▶ _What is needed_
Include the line containing "16.24, 14.13, 13.23, 16.67, 16.01]" and all lines before it, repeated exactly from the listing below, without pictures.

▶ _Data segment_
## Begin

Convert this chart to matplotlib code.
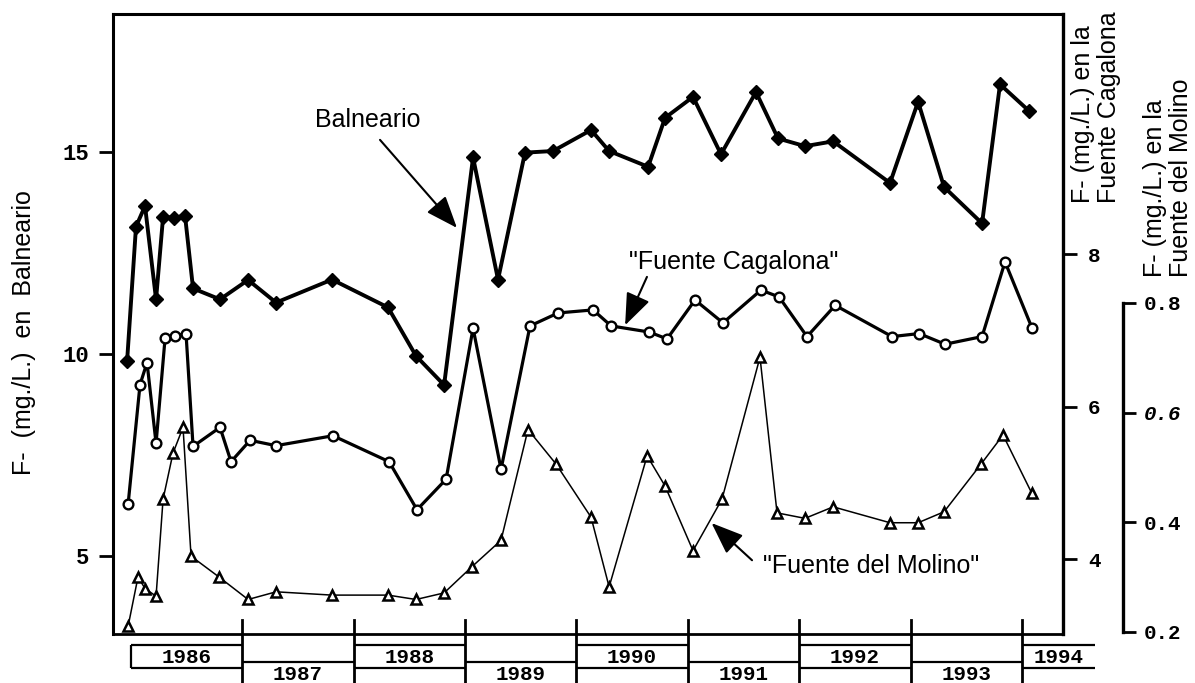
import matplotlib
matplotlib.use("Agg")
import matplotlib.pyplot as plt

# Fluoride readings (mg/L) at three springs.
bal_dates = [1985.968, 1986.048, 1986.129, 1986.228, 1986.291, 1986.389, 1986.488,
             1986.560, 1986.802, 1987.054, 1987.305, 1987.807, 1988.310, 1988.561,
             1988.813, 1989.073, 1989.297, 1989.539, 1989.791, 1990.132, 1990.294,
             1990.644, 1990.796, 1991.047, 1991.298, 1991.612, 1991.810, 1992.052,
             1992.305, 1992.815, 1993.067, 1993.300, 1993.641, 1993.802, 1994.063]
balneario = [9.82, 13.15, 13.66, 11.35, 13.39, 13.37, 13.42, 11.62, 11.35, 11.83,
             11.27, 11.84, 11.15, 9.95, 9.23, 14.86, 11.84, 14.98, 15.02, 15.54,
             15.02, 14.63, 15.84, 16.36, 14.94, 16.48, 15.33, 15.14, 15.26, 14.23,
             16.24, 14.13, 13.23, 16.67, 16.01]

cag_dates = [1985.977, 1986.084, 1986.147, 1986.228, 1986.309, 1986.398, 1986.497,
             1986.560, 1986.802, 1986.901, 1987.072, 1987.305, 1987.816, 1988.319,
             1988.570, 1988.831, 1989.073, 1989.324, 1989.584, 1989.836, 1990.150,
             1990.312, 1990.653, 1990.814, 1991.065, 1991.316, 1991.657, 1991.819,
             1992.070, 1992.323, 1992.833, 1993.076, 1993.309, 1993.641, 1993.847,
             1994.090]
cagalona = [4.72, 6.29, 6.58, 5.52, 6.90, 6.93, 6.96, 5.48, 5.73, 5.28, 5.56, 5.49,
            5.62, 5.28, 4.65, 5.05, 7.03, 5.18, 7.06, 7.23, 7.27, 7.06, 6.98, 6.89,
            7.40, 7.10, 7.53, 7.44, 6.92, 7.33, 6.92, 6.96, 6.82, 6.92, 7.90, 7.03]

mol_dates = [1985.977, 1986.066, 1986.129, 1986.228, 1986.291, 1986.380, 1986.470,
             1986.542, 1986.793, 1987.054, 1987.305, 1987.807, 1988.310, 1988.561,
             1988.813, 1989.064, 1989.324, 1989.566, 1989.818, 1990.132, 1990.294,
             1990.635, 1990.796, 1991.047, 1991.307, 1991.648, 1991.801, 1992.052,
             1992.305, 1992.815, 1993.067, 1993.300, 1993.632, 1993.829, 1994.087]
molino = [0.210, 0.300, 0.279, 0.265, 0.442, 0.526, 0.573, 0.338, 0.300, 0.259,
          0.273, 0.267, 0.267, 0.259, 0.271, 0.319, 0.367, 0.569, 0.506, 0.409,
          0.282, 0.521, 0.466, 0.348, 0.442, 0.701, 0.417, 0.407, 0.428, 0.399,
          0.399, 0.419, 0.506, 0.559, 0.453]

years = [1986, 1987, 1988, 1989, 1990, 1991, 1992, 1993, 1994]
left_ticks = [5, 10, 15]
cag_ticks = [4, 6, 8]
mol_ticks = [0.2, 0.4, 0.6, 0.8]

SANS = "Liberation Sans"
MONO = "Liberation Mono"

fig = plt.figure(figsize=(11.95, 6.83), dpi=100)
ax = fig.add_axes([0.0946, 0.0717, 0.795, 0.9078])
ax2 = ax.twinx()
ax3 = ax.twinx()

ax.set_xlim(1985.842, 1994.368)
ax.set_ylim(3.07, 18.41)
ax2.set_ylim(3.02, 11.15)
ax3.set_ylim(0.196, 1.327)

ax.plot(bal_dates, balneario, color="black", lw=2.8, marker="D", ms=7.5,
        mfc="black", mec="black", zorder=3)
ax2.plot(cag_dates, cagalona, color="black", lw=2.3, marker="o", ms=7,
         mfc="white", mec="black", mew=1.7, zorder=3)
ax3.plot(mol_dates, molino, color="black", lw=1.1, marker="^", ms=7.5,
         mfc="white", mec="black", mew=1.8, zorder=3)

# spines
for a in (ax2, ax3):
    for s in ("left", "top", "bottom"):
        a.spines[s].set_visible(False)
ax.spines["right"].set_visible(False)
ax.spines["left"].set_linewidth(2.2)
ax.spines["top"].set_linewidth(2.2)
ax.spines["bottom"].set_linewidth(2.0)
ax2.spines["right"].set_linewidth(2.4)
ax3.spines["right"].set_linewidth(2.4)
ax3.spines["right"].set_position(("axes", 1.0632))
ax3.spines["right"].set_bounds(0.2, 0.8)

ax.set_xticks([])
ax.set_yticks(left_ticks)
ax.tick_params(axis="y", direction="out", length=10, width=2, pad=7)
ax2.set_yticks(cag_ticks)
ax2.tick_params(axis="y", direction="out", length=10, width=2, pad=8)
ax3.set_yticks(mol_ticks)
ax3.tick_params(axis="y", direction="out", length=9, width=2, pad=6)

for lab in ax.get_yticklabels():
    lab.set_fontfamily(MONO)
    lab.set_fontweight("bold")
    lab.set_fontsize(16)
for lab in ax2.get_yticklabels():
    lab.set_fontfamily(MONO)
    lab.set_fontweight("bold")
    lab.set_fontsize(15)
ax3.set_yticklabels([f"{t:.1f}" for t in mol_ticks])
for lab in ax3.get_yticklabels():
    lab.set_fontfamily(MONO)
    lab.set_fontweight("bold")
    lab.set_fontsize(15)
    if lab.get_text() == "0.6":
        lab.set_fontstyle("italic")

# axis titles
fig.text(0.0201, 0.5124, "F-  (mg./L.)  en  Balneario", rotation=90,
         ha="center", va="center", family=SANS, fontsize=18)
fig.text(0.9172, 0.7028, "F- (mg./L.) en la\nFuente Cagalona", rotation=90,
         ha="center", va="bottom", multialignment="left", family=SANS,
         fontsize=18, linespacing=1.1)
fig.text(0.9774, 0.5944, "F- (mg./L.) en la\nFuente del Molino", rotation=90,
         ha="center", va="bottom", multialignment="left", family=SANS,
         fontsize=18, linespacing=1.1)

# series labels with arrows
arrow = dict(arrowstyle="-|>,head_length=0.9,head_width=0.35", color="black",
             lw=1.5, shrinkA=0, shrinkB=0, mutation_scale=22)
ax.text(0.268, 0.829, "Balneario", transform=ax.transAxes, ha="center",
        va="center", family=SANS, fontsize=18)
ax.annotate("", xy=(0.362, 0.655), xytext=(0.281, 0.797),
            xycoords="axes fraction", textcoords="axes fraction", arrowprops=arrow)
ax.text(0.6537, 0.60, '"Fuente Cagalona"', transform=ax.transAxes, ha="center",
        va="center", family=SANS, fontsize=18)
ax.annotate("", xy=(0.539, 0.498), xytext=(0.562, 0.576),
            xycoords="axes fraction", textcoords="axes fraction", arrowprops=arrow)
ax.text(0.798, 0.1097, '"Fuente del Molino"', transform=ax.transAxes, ha="center",
        va="center", family=SANS, fontsize=18)
ax.annotate("", xy=(0.630, 0.179), xytext=(0.6726, 0.119),
            xycoords="axes fraction", textcoords="axes fraction", arrowprops=arrow)

# staggered year boxes below the axis
tr = ax.get_xaxis_transform()
box = dict(color="black", lw=1.6, transform=tr, clip_on=False, solid_capstyle="butt")
for yr in years:
    end = yr + 1 if yr != years[-1] else yr + 0.655
    if yr % 2 == 0:
        ax.plot([yr, end], [-0.0177, -0.0177], **box)
        ax.plot([yr, end], [-0.0548, -0.0548], **box)
        ax.text((yr + end) / 2, -0.0371, str(yr), transform=tr, ha="center",
                va="center", family=MONO, fontweight="bold", fontsize=15)
    else:
        ax.plot([yr, end], [-0.0452, -0.0452], **box)
        ax.text((yr + end) / 2, -0.0645, str(yr), transform=tr, ha="center",
                va="center", family=MONO, fontweight="bold", fontsize=15)
    if yr == years[0]:
        ax.plot([yr, yr], [-0.0177, -0.0548], **box)
    else:
        ax.plot([yr, yr], [0.0226, -0.08], color="black", lw=2, transform=tr,
                clip_on=False)

fig.savefig("out.png", dpi=100)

## End

▶ _Exercise response_
Convert this chart to matplotlib code.
import matplotlib
matplotlib.use("Agg")
import matplotlib.pyplot as plt

# Fluoride readings (mg/L) at three springs.
bal_dates = [1985.968, 1986.048, 1986.129, 1986.228, 1986.291, 1986.389, 1986.488,
             1986.560, 1986.802, 1987.054, 1987.305, 1987.807, 1988.310, 1988.561,
             1988.813, 1989.073, 1989.297, 1989.539, 1989.791, 1990.132, 1990.294,
             1990.644, 1990.796, 1991.047, 1991.298, 1991.612, 1991.810, 1992.052,
             1992.305, 1992.815, 1993.067, 1993.300, 1993.641, 1993.802, 1994.063]
balneario = [9.82, 13.15, 13.66, 11.35, 13.39, 13.37, 13.42, 11.62, 11.35, 11.83,
             11.27, 11.84, 11.15, 9.95, 9.23, 14.86, 11.84, 14.98, 15.02, 15.54,
             15.02, 14.63, 15.84, 16.36, 14.94, 16.48, 15.33, 15.14, 15.26, 14.23,
             16.24, 14.13, 13.23, 16.67, 16.01]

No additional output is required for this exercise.